Williamsburg Development

I distinctly remember my parents once getting mad at me and saying something like, “the whole world doesn’t revolve around you.”  The thing that I hate about visiting friends in Williamsburg, Brooklyn is that when I’m there, this idea of the world not revolving around me, or at least, people like me, just doesn’t ring true.

I love skateboarding, and fixed gear bikes, and grafitti, but walking down Bedford, I feel like I’m in a commercial.  And the neighborhood is so familiar to me, and familiar enough that, even as a visitor, I notice changes – that Bodega shut down, this Bodega seems to carry fancier beer.  And it’s crazy howyou can seperate out the ironic white-kid graffiti from the rest, and how it has this menacing colonial quality.  It gives me the same fear as seeing the little posts popping up for the surveyors in the field behind my house.

Living in Bloomington, I understand that it’s nice to be in a place where there is support and excitement surrounding the things that you make, and the things that you like doing.  But I think that living somewhere should also be a negotiation, or rather, a dialogue between the different desires of different people.  I think that people should exist for themselves and that their survival in a place shouldn’t be tied to existing at the service of others.
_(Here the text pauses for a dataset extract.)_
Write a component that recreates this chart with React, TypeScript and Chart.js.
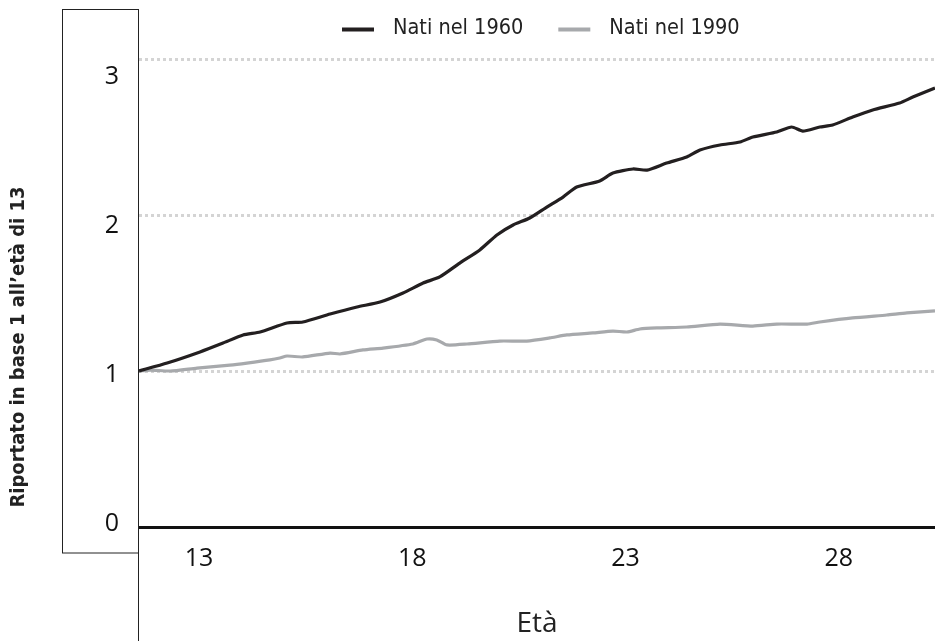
import React, { useEffect, useRef } from "react";
import { Chart, registerables } from "chart.js";

Chart.register(...registerables);

// ---- Data ----
const SERIES_LABELS = ["Nati nel 1960", "Nati nel 1990"];
const SERIES_COLORS = ["#231f20", "#a7a9ac"];

const ages1960 = [13.0, 13.66, 14.43, 14.97, 15.44, 15.84, 16.47, 16.84, 17.48, 18.11, 18.65, 19.19, 19.66, 20.05, 20.52, 20.99, 21.39, 21.77, 22.16, 22.56, 22.94, 23.26, 23.8, 24.11, 24.58, 24.91, 25.37, 25.84, 26.15, 26.62, 27.09, 27.39, 27.95, 28.3, 28.56, 28.96, 29.26, 29.73, 30.2, 30.83, 31.14, 31.66];
const values1960 = [1.0, 1.051, 1.122, 1.179, 1.231, 1.25, 1.308, 1.314, 1.365, 1.41, 1.442, 1.5, 1.564, 1.603, 1.692, 1.776, 1.872, 1.936, 1.981, 2.051, 2.115, 2.179, 2.218, 2.269, 2.295, 2.288, 2.333, 2.372, 2.417, 2.449, 2.468, 2.5, 2.532, 2.564, 2.538, 2.564, 2.577, 2.628, 2.673, 2.718, 2.756, 2.814];

const ages1990 = [13.0, 13.26, 13.73, 14.36, 15.13, 15.53, 16.07, 16.3, 16.47, 16.84, 17.48, 17.71, 18.25, 18.72, 19.42, 19.75, 19.98, 20.22, 20.69, 21.46, 22.09, 22.63, 23.03, 23.64, 24.11, 24.44, 24.74, 25.14, 25.84, 26.62, 27.39, 27.95, 28.66, 28.96, 29.73, 30.53, 31.0, 31.66];
const values1990 = [1.0, 1.006, 1.0, 1.019, 1.038, 1.051, 1.071, 1.083, 1.096, 1.09, 1.115, 1.109, 1.135, 1.147, 1.173, 1.205, 1.199, 1.167, 1.173, 1.192, 1.192, 1.212, 1.231, 1.244, 1.256, 1.25, 1.269, 1.276, 1.282, 1.301, 1.288, 1.301, 1.301, 1.314, 1.34, 1.359, 1.372, 1.385];

const xTicks = [13, 18, 23, 28];
const yGridTicks = [1, 2, 3];
const yLabelTicks = [0, 1, 2, 3];

const X_MIN = 13;
const X_MAX = 31.66;

const Y_TITLE = "Riportato in base 1 all\u2019et\u00e0 di 13";
const X_TITLE = "Et\u00e0";

const TICK_FONT = "'Open Sans', sans-serif";
const LEGEND_FONT = "'DejaVu Sans Condensed', 'DejaVu Sans', sans-serif";

const TOP = 15; // chart area top
const BOTTOM = 527; // chart area bottom (x axis line)
const LABEL_ZERO = 523.5; // where the "0" label sits

const decorPlugin = {
  id: "decor",
  beforeDatasetsDraw(chart: any) {
    const { ctx, chartArea } = chart;
    ctx.save();
    ctx.strokeStyle = "#222";
    ctx.lineWidth = 1;
    ctx.strokeRect(62.5, 9.5, chartArea.left - 0.5 - 62.5, 553 - 9.5);
    ctx.beginPath();
    ctx.moveTo(chartArea.left - 0.5, 9);
    ctx.lineTo(chartArea.left - 0.5, chart.height);
    ctx.stroke();
    ctx.restore();
  },
  afterDraw(chart: any) {
    const { ctx } = chart;
    ctx.save();
    ctx.translate(19, 347);
    ctx.rotate(-Math.PI / 2);
    ctx.fillStyle = "#222";
    ctx.font = "bold 20px 'DejaVu Sans Condensed', 'DejaVu Sans', sans-serif";
    ctx.textAlign = "center";
    ctx.textBaseline = "middle";
    ctx.fillText(Y_TITLE, 0, 0);
    ctx.restore();

    ctx.save();
    ctx.font = "21.5px " + LEGEND_FONT;
    ctx.textBaseline = "alphabetic";
    ctx.textAlign = "left";
    const items = chart.data.datasets;
    let x = 342;
    items.forEach((ds: any) => {
      ctx.fillStyle = ds.borderColor;
      ctx.fillRect(x, 27.5, 32, 4);
      ctx.fillStyle = "#222";
      ctx.fillText(ds.label, x + 51, 33.5);
      const w = ctx.measureText(ds.label).width;
      x = x + 51 + w + 35;
    });
    ctx.restore();
  },
};

export default function App() {
  const ref = useRef<HTMLCanvasElement | null>(null);
  useEffect(() => {
    if (!ref.current) return;
    const chart = new Chart(ref.current, {
      type: "line",
      data: {
        datasets: [
          {
            label: SERIES_LABELS[0],
            data: ages1960.map((a, i) => ({ x: a, y: values1960[i] })),
            borderColor: SERIES_COLORS[0],
            backgroundColor: SERIES_COLORS[0],
            borderWidth: 3.2,
            pointRadius: 0,
            tension: 0.2,
            yAxisID: "y",
          },
          {
            label: SERIES_LABELS[1],
            data: ages1990.map((a, i) => ({ x: a, y: values1990[i] })),
            borderColor: SERIES_COLORS[1],
            backgroundColor: SERIES_COLORS[1],
            borderWidth: 3.2,
            pointRadius: 0,
            tension: 0.2,
            yAxisID: "y",
          },
        ],
      },
      options: {
        animation: false,
        responsive: true,
        maintainAspectRatio: false,
        layout: { padding: { top: TOP, left: 0, right: 0, bottom: 0 } },
        plugins: {
          legend: { display: false },
          tooltip: { enabled: false },
        },
        scales: {
          x: {
            type: "linear",
            min: X_MIN,
            max: X_MAX,
            afterBuildTicks: (s: any) => {
              s.ticks = xTicks.map((v) => ({ value: v }));
            },
            afterFit: (s: any) => {
              s.height = 641 - BOTTOM;
            },
            grid: { display: true, color: "rgba(0,0,0,0)", drawTicks: false },
            border: { display: true, color: "#111", width: 3 },
            ticks: {
              autoSkip: false,
              maxRotation: 0,
              labelOffset: 60,
              padding: 17,
              color: "#111",
              font: { family: TICK_FONT, size: 25 },
            },
            title: {
              display: true,
              text: X_TITLE,
              color: "#222",
              font: { family: TICK_FONT, size: 28 },
              padding: { top: 0, bottom: 0 },
            },
          },
          y: {
            type: "linear",
            position: "left",
            min: 0,
            max: (BOTTOM - TOP) / 156,
            afterBuildTicks: (s: any) => {
              s.ticks = yGridTicks.map((v) => ({ value: v }));
            },
            afterFit: (s: any) => {
              s.width = 0;
            },
            ticks: { display: false, padding: 0 },
            grid: {
              color: "#d4d4d4",
              lineWidth: 3,
              drawTicks: false,
            },
            border: { display: false, dash: [3, 3] },
          },
          yl: {
            type: "linear",
            position: "left",
            min: (LABEL_ZERO - BOTTOM) / 149,
            max: (LABEL_ZERO - TOP) / 149,
            afterBuildTicks: (s: any) => {
              s.ticks = yLabelTicks.map((v) => ({ value: v }));
            },
            afterFit: (s: any) => {
              s.width = 139;
            },
            grid: { display: false, drawTicks: true, tickLength: 20 },
            border: { display: false },
            ticks: {
              padding: 0,
              color: "#111",
              font: { family: TICK_FONT, size: 25 },
            },
          },
        },
      },
      plugins: [decorPlugin],
    } as any);
    return () => chart.destroy();
  }, []);

  return (
    <div style={{ position: "fixed", left: 0, top: 0, width: 935, height: 641, background: "#fff" }}>
      <canvas ref={ref} />
    </div>
  );
}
Every year the students come back to Bloomington, and it is both frustrating and exciting.  This week, I’ve gotten two e-mails from strangers asking about the show I’m setting up this weekend, and it seems so long ago that people in town were excited about shows.  The university definitely brings a certain vitality to the town, but the relationship can feel one-sided too.  Whether it’s Kiva providing Internet to the college-oriented apartment buildings, Boxcar selling textbooks, or the bike project gearing up for a huge student bicycle demand, everything around me feels like it’s growing to support one kind of person.  Certainly, it’s not much of a dialogue or a compromise, at least on a large scale.  But some of my favorite people in Bloomington are students, and it is true, that more than anywhere else I can think of, any given person has the ability to build things, at least metaphorically, to stand alongside the college apartments, boutiques and bar and grills, to provoke that dialogue, to negotiate that compromise.